Rudi Völler : „Bereitstehen, wenn die Bayern schlecht sind"

  • Die Zeit zur Regeneration war knapp, dennoch ließ Bayer Leverkusen auf das 5:1 im Uefa-Pokal gegen Galatasaray Istanbul binnen 48 Stunden ein ebenso beeindruckendes 1:0 gegen Schalke 04 folgen. WELT ONLINE sprach mit Sportdirektor Rudi Völler über die "neue" Werkself und die Jagd auf die Bayern.


    WELT ONLINE: Herr Völler, bis zum Wochenende stand es auf dem Index, über die Champions League zu sprechen. Nun reden die Spieler über eine mögliche Teilnahme.


    Rudi Völler: Das zeigt, dass sie Ambitionen haben. Ich finde es gut, dass sie sich positionieren. Wir sollten aber nicht vergessen, dass es für uns durch die Doppelbelastung noch schwer werden kann. Das hat man vergangene Saison gesehen, in der Stuttgart vielleicht auch deshalb Meister wurde, weil Bremen solange international dabei war.



    WELT ONLINE: Bayers letzter Titelgewinn, der Uefa-Pokal, liegt 20 Jahre zurück. Hat das Team nun wieder die nötige Reife für einen Titel?


    Völler: Was die Bundesliga betrifft, so haben wir in den letzten 15 Jahren gelernt, dass du genau in dem Jahr ordentlich drauf sein und bereitstehen musst, wenn die Bayern schlecht sind. Nur dann hat man eine Chance, den Titel zu holen. Ansonsten führt der Weg nur über die Bayern, wo du als Spieler drei Titel schon mal sicher hast, wenn du einen Fünf-Jahres-Vertrag unterschreibst. Da stimmen im Gegensatz zur Konkurrenz einfach alle Voraussetzungen.

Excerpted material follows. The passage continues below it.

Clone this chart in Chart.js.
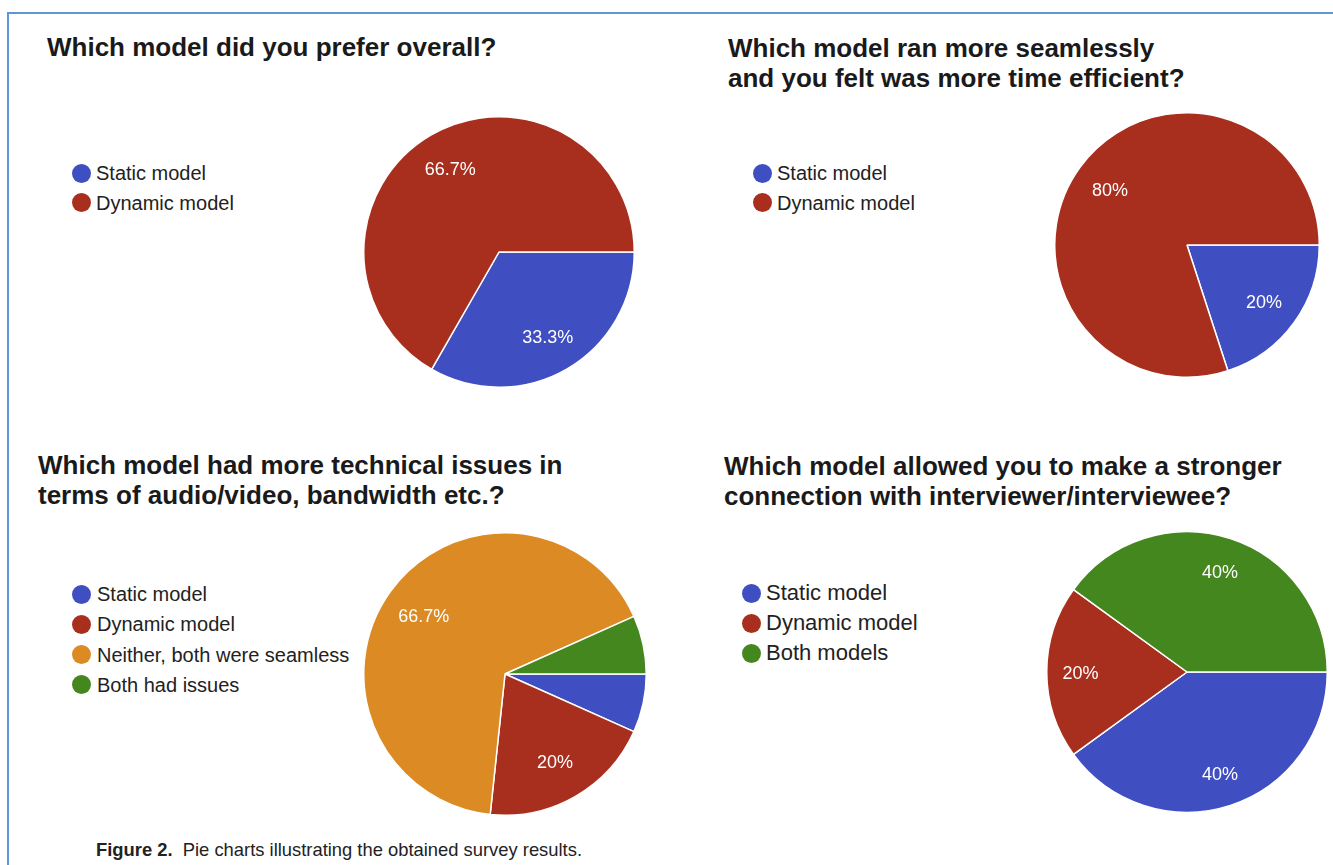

    WELT ONLINE: In dieser Saison auch?


    Völler: Ich denke, dass Bayern und Bremen das unter sich ausmachen. Mit uns, dem HSV, Schalke und Stuttgart gibt es Vereine, die das Duo hin und wieder ärgern können. Aber am Ende werden sie sich auf Grund ihrer Möglichkeiten wohl behaupten. Am ehesten die Bayern.



    WELT ONLINE: Wie aussagekräftig sind Leverkusens Leistungen?


    Völler: Der Erfolg kommt jedenfalls nicht einfach so. Istanbul haben wir geschlagen, weil wir gegen einen guten Gegner sehr gut waren. Das Spiel gegen Schalke war zwar mehr ein Kampfspiel, hat aber den Charakter unserer Mannschaft aufgezeigt. Obwohl sie nur wenig Zeit zu Regeneration hatte, war sie in der Lage, ein Top-Team zu schlagen.



    WELT ONLINE: Dies nicht zu können, war jahrelang ein Makel.


    Völler: Die Mannschaft entwickelt sich weiter. Es gibt keinen Stillstand. Das spricht ganz klar für die Jungs, die sich eben nicht mit dem Erstbesten zufrieden geben. Sie wollen mehr.



    WELT ONLINE: Experten halten Bayers Fußball für den schönsten der Liga.


    Völler: Wir haben eine bestimmte Vorstellung, wie unser Fußball gespielt werden soll. Danach kaufen wir ein oder bilden aus. Trotzdem geht es auch für uns in erster Linie darum, zu punkten und nicht zu zaubern. Das Lob ist natürlich angenehm für den Trainer und die Spieler. Aber der Druck bleibt ja. Verlieren wir zwei- oder dreimal, sieht das doch schon wieder alles ganz anders aus. Aber dann dürfen wir nicht die Nerven verlieren– genauso sollten wir jetzt nicht ausflippen, weil es läuft.



    WELT ONLINE: Erfolg weckt Begehrlichkeiten. Befürchten Sie, dass der eine oder andere Profi den Verlockungen anderer Klubs erliegen könnte?


    Völler: Die wichtigsten Spieler sind alle langfristig an uns gebunden. Aber wenn es dazu kommen sollte, wäre es quasi der Lauf der Dinge. Den gab es in Leverkusen ja immer schon, wenn man nur mal an Weltklassespieler wie Ballack, Lucio, Emerson oder Berbatov denkt. Wichtig ist dann immer nur, dass du das Geld gut investierst, um das Niveau zu halten. Sollte ein Spieler zu uns kommen und den Wunsch äußern, zu wechseln, müsste man sich zusammensetzen und schauen, ob es passt – auch für uns.



    WELT ONLINE: Wie steht es um die Personalie Sergej Barbarez?


    Völler: Wir haben mit ihm und seinem Berater gesprochen. Wenn wir international dabei sind, wird er wohl noch ein Jahr bleiben. Dafür gibt es deutliche Signale von ihm.